Quantum Decoherence of Nitrogen‐Vacancy Spin Ensembles in a Nitrogen Spin Bath in Diamond Under Dynamical Decoupling

Abstract

The negatively charged nitrogen‐vacancy (NV) center in diamond has emerged as a leading qubit platform. One of the key challenges for NV‐based quantum applications is building an accurate model to predict their decoherence properties. In this study, a combination of theory and experiment is used to investigate NV decoherence dynamics in the presence of P1 center baths. A cluster‐correlation expansion method to compute the decoherence under the Hahn‐echo and CPMG pulse sequences at various P1 concentrations from 1 to 300 ppm is employed.

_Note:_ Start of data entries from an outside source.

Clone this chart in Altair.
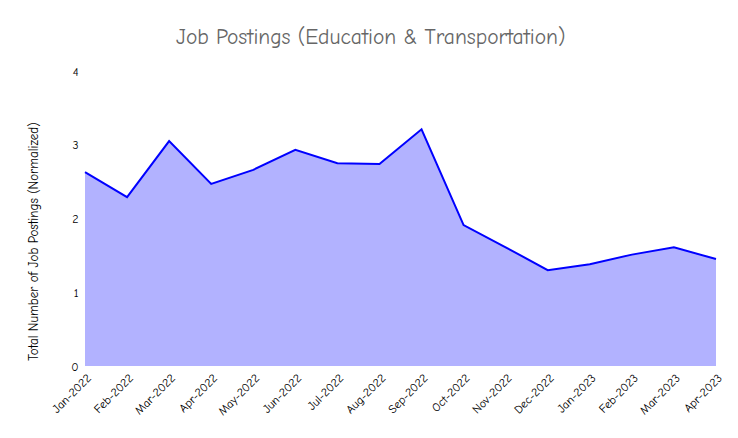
import altair as alt
import pandas as pd

months = ["Jan-2022", "Feb-2022", "Mar-2022", "Apr-2022", "May-2022", "Jun-2022",
          "Jul-2022", "Aug-2022", "Sep-2022", "Oct-2022", "Nov-2022", "Dec-2022",
          "Jan-2023", "Feb-2023", "Mar-2023", "Apr-2023"]
postings = [2.63, 2.29, 3.05, 2.47, 2.66, 2.93, 2.75, 2.74, 3.21, 1.91, 1.61, 1.30,
            1.38, 1.51, 1.61, 1.45]

df = pd.DataFrame({"month": months, "value": postings})

FONT = "Comic Sans MS, Comic Neue, Lato, sans-serif"

x = alt.X("month:N", sort=months, title=None,
          scale=alt.Scale(type="point", padding=0),
          axis=alt.Axis(labelAngle=-45, labelAlign="right", labelBaseline="top",
                        labelPadding=6, ticks=False, domain=False, grid=False,
                        labelFont=FONT, labelFontSize=12, labelColor="#000"))
y = alt.Y("value:Q", title="Total Number of Job Postings (Normalized)",
          scale=alt.Scale(domain=[0, 4], nice=False),
          axis=alt.Axis(values=[0, 1, 2, 3, 4], ticks=False, domain=False, grid=False,
                        labelPadding=7, labelFont=FONT, labelFontSize=12, labelColor="#000",
                        titleFont=FONT, titleFontSize=13, titleFontWeight="normal",
                        titleColor="#000", titlePadding=30, titleY=170))

area = alt.Chart(df).mark_area(color="#0000ff", opacity=0.3).encode(x=x, y=y)
line = alt.Chart(df).mark_line(color="#0000ff", strokeWidth=2).encode(x=x, y=y)

chart = (area + line).properties(
    width=631, height=295,
    title=alt.TitleParams("Job Postings (Education & Transportation)", font=FONT,
                          fontSize=21.5, fontWeight="normal", color="#666666",
                          anchor="middle", frame="bounds", offset=17, dx=-5),
    autosize=alt.AutoSizeParams(type="none"),
    padding={"left": 77, "top": 63, "right": 14, "bottom": 64},
).configure_view(stroke=None)

chart.save("out.html", embed_options={"renderer": "svg", "actions": False})
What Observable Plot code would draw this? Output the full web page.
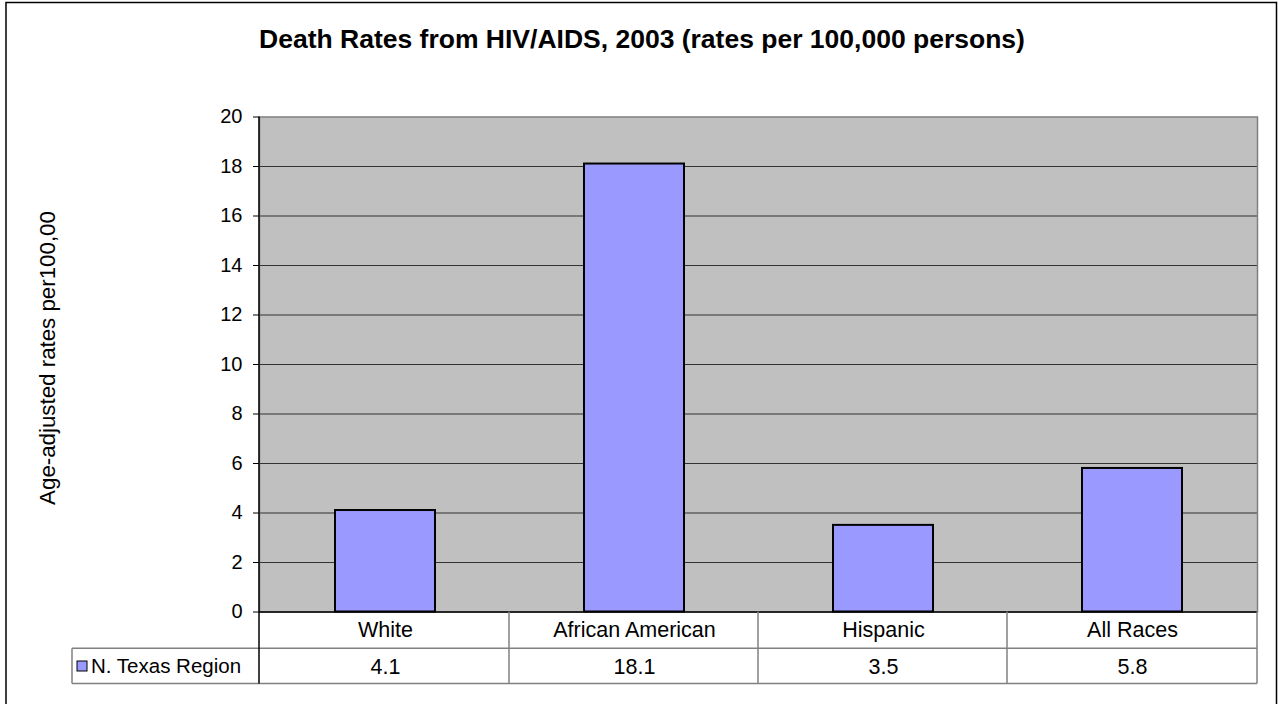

Notably, we find that the coherence time (T2) scales quadratically as a function of the pulse number, on a logarithmic scale, as opposed to the linear scaling predicted by widely accepted semi‐classical theories. In this experiment, the CPMG signal for two diamond samples with high P1 concentrations of 0.8 and 13 ppm is measured. It is demonstrated that the T2 scaling is indeed quadratic, thus confirming our theoretical predictions. These results show that the quantum bath model combined with the CCE method can accurately capture the quantum nature of the P1‐driven NV decoherence. This study opens a new avenue for developing a complete noise model that can be used to optimize the performance of NV‐based quantum devices.